The second lie was in Erdoğan’s threat to “flood Europe” with a wave of migrants coming from Syria, namely a sizeable share of the about one million people who had taken refuge in Turkey following the siege of Idlib.

Those who reached the Greek border to try and get into Europe were actually just a few thousand refugees compared to about four million who live freely in Turkey and of which 3.6 million are Syrians. And there were indeed very few Syrians at the Greek border. Those refugees were illegal immigrants who had been living in Turkey, some for a few months and others for years, all without permits or jobs and who therefore couldn’t wait to get to Europe because they were leading such terrible lives, sleeping outdoors and  wandering around the country.  64% of them were Afghans, 19% Pakistanis and Tagiks, 5.4% Iraqis, Iranians and Algerians, 2.6% Somalis and only 4% were Syrians.

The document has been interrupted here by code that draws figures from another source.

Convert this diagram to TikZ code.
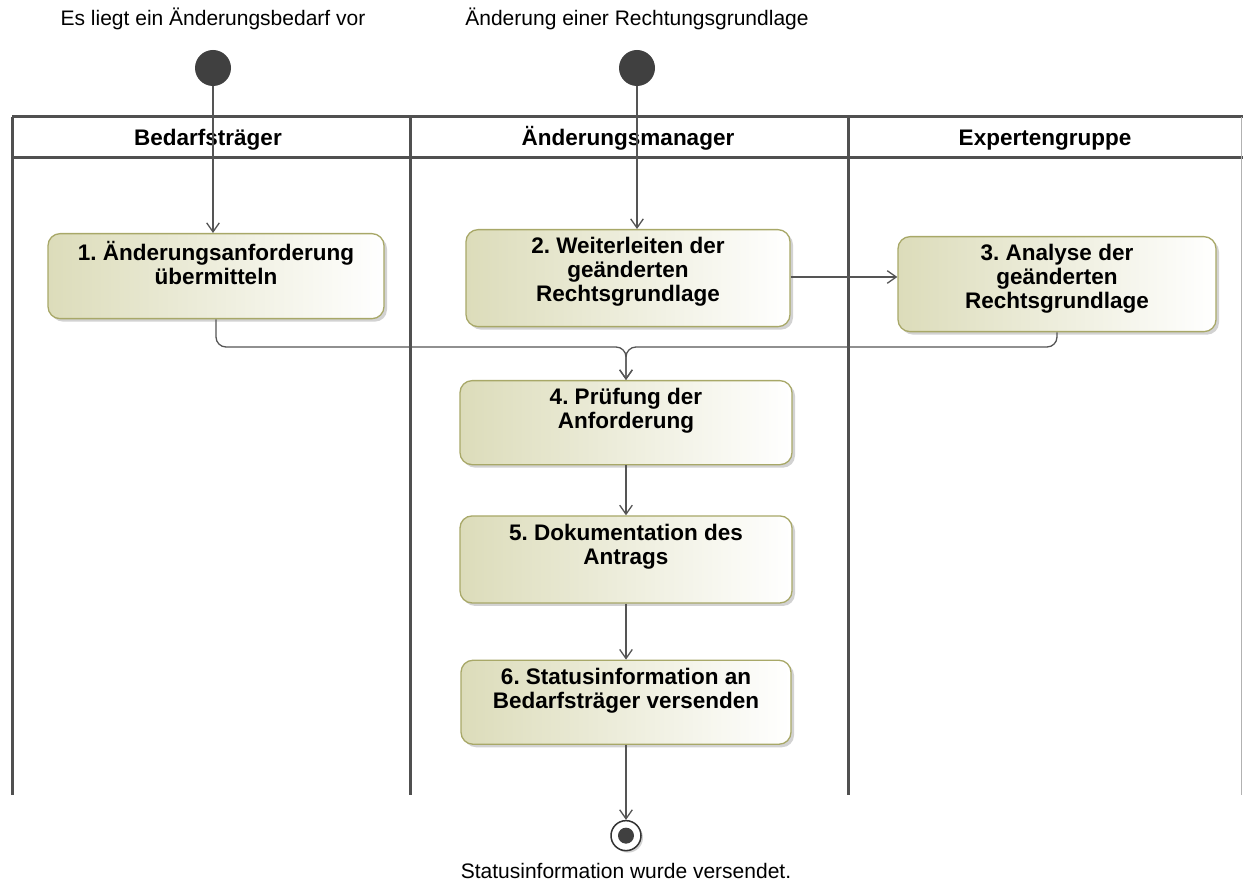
\documentclass[tikz,border=0pt]{standalone}
\usepackage{fontspec}
\setmainfont{Liberation Sans}
\usepackage{tikz}
\usetikzlibrary{positioning,arrows.meta,shadows}
\definecolor{actline}{RGB}{168,168,104}
\definecolor{actfill}{RGB}{220,220,186}
\definecolor{laneline}{RGB}{80,80,80}
\definecolor{flow}{RGB}{85,85,85}
\newcommand{\actbox}[2]{\parbox[t][#1pt][t]{300pt}{\centering #2}}
\frenchspacing

\begin{document}
\begin{tikzpicture}[
  x=1pt,y=-1pt,
  node distance=50pt,
  act/.style={draw=actline,line width=1.3pt,rounded corners=12pt,left color=actfill,right color=white,
              drop shadow={shadow xshift=3pt,shadow yshift=-3pt,fill=black!35},
              inner xsep=0pt,inner ysep=8pt,font=\bfseries\fontsize{22.5}{24}\selectfont},
  lanehead/.style={font=\bfseries\fontsize{22.5}{24}\selectfont,anchor=base},
  lbl/.style={font=\fontsize{21}{24}\selectfont},
  startnode/.style={circle,fill=black!75,minimum size=36pt,inner sep=0pt},
  endnode/.style={circle,draw=black!80,line width=1.5pt,fill=white,minimum size=30pt,inner sep=0pt,
                  drop shadow={shadow xshift=2pt,shadow yshift=-2pt,fill=black!35}},
  lane/.style={draw=laneline,line width=3pt},
  ar/.style={-{Straight Barb[angle=70:11pt,line width=1.3pt]},draw=flow,line width=1.3pt}
]
\useasboundingbox (0,0) rectangle (1243,893);

% swimlanes
\draw[lane] (12,117) -- (1243,117);
\draw[lane] (12,158) -- (1243,158);
\foreach \xl in {12,410,848}
  \draw[lane] (\xl,117) -- (\xl,795);
\draw[draw=black!30,line width=1pt] (1241,117) -- (1241,795);
\node[lanehead] (hbed) at (208,146) {Bedarfsträger};
\node[lanehead] (hman) at (628,146) {Änderungsmanager};
\node[lanehead] (hexp) at (1045,146) {Expertengruppe};

% start nodes
\node[startnode] (s1) at (213,68) {};
\node[startnode] (s2) at (637,68) {};
\node[lbl,above=16pt of s1] (ls1) {Es liegt ein Änderungsbedarf vor};
\node[lbl,above=16pt of s2] (ls2) {Änderung einer Rechtungsgrundlage};

% actions
\node[act,minimum width=336pt,anchor=north] (a1) at (216,233)
  {\actbox{69}{1. Änderungsanforderung\\übermitteln}};
\node[act,minimum width=324pt,anchor=north] (a2) at (628,229)
  {\actbox{81}{2. Weiterleiten der\\geänderten\\Rechtsgrundlage}};
\node[act,minimum width=318pt,anchor=north] (a3) at (1057,236)
  {\actbox{79}{3. Analyse der\\geänderten\\Rechtsgrundlage}};
\node[act,minimum width=332pt,anchor=north] (a4) at (626,380)
  {\actbox{68}{4. Prüfung der\\Anforderung}};
\node[act,minimum width=332pt,below=50pt of a4] (a5)
  {\actbox{71}{5. Dokumentation des\\Antrags}};
\node[act,minimum width=330pt,below=56pt of a5] (a6)
  {\actbox{68}{6. Statusinformation an\\Bedarfsträger versenden}};

% end node
\node[endnode,below=75pt of a6] (e1) {};
\fill[black!75] (e1) circle (8pt);
\node[lbl,below=8pt of e1] (le1) {Statusinformation wurde versendet.};

% flows
\coordinate (mrg) at (a4.north |- 0,347);
\draw[ar] (s1) -- (a1.north -| s1);
\draw[ar] (s2) -- (a2.north -| s2);
\draw[ar] (a2.east |- 0,277) -- (a3.west |- 0,277);
\draw[ar,rounded corners=10pt] (a1.south) |- (mrg) -- (a4.north);
\draw[ar,rounded corners=10pt] (a3.south) |- (mrg) -- (a4.north);
\draw[ar] (a4) -- (a5);
\draw[ar] (a5) -- (a6);
\draw[ar] (a6) -- (e1);
\end{tikzpicture}
\end{document}
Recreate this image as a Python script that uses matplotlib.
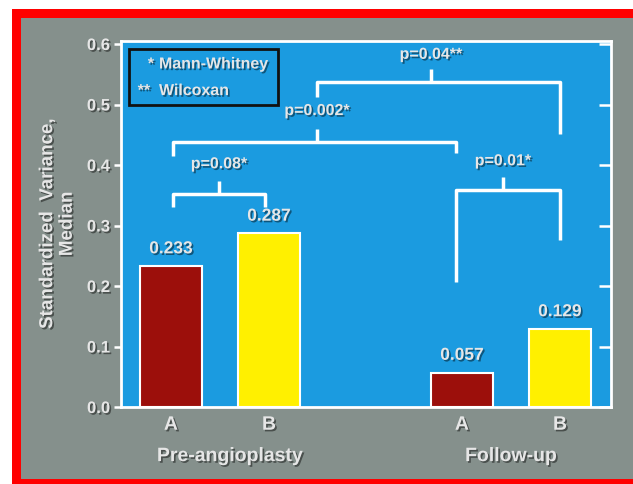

Among them there were also a number of Turkish citizens, some suspected of belonging to Gülen’s network and others simply unemployed, wishing to go to Europe to look for work and send money home to their families that were unable to survive.

It was unlikely that Syrians who had been living in Turkey for some time would be prepared to face the risks of crossing over into Europe, which, as they know all too well, had closed its borders. In fact, most of them have learned the local language, have a job or have opened a restaurant or a market stall or a Kebab shop. Their children attend Turkish schools or universities and so it seems extremely unlikely that they would risk their lives to travel to Europe. All this has been confirmed in a study published by Professor Murat Erdoğan available on the “Perspektif” website.

Conclusions. The news that the borders had been opened did not result in the massive arrival of refugees, except for those who had been unable to settle in Turkey.

Hence Erdoğan’s strategy to terrify Europe with the threat of an imminent invasion of refugees turned out to be a real and proper bluff. He made it seem as if he had a chance to flood the EU with migrants, but in reality, he was never in such a position.

Having failed in his attempt to “use” his borders as a geopolitical weapon, for the moment all that is left for Erdogan to do is protect what manoeuvring space he has for his authoritarian domestic policy and adventurous foreign policy, seeking to improve relations with his strategic allies behind his “verbal fire”.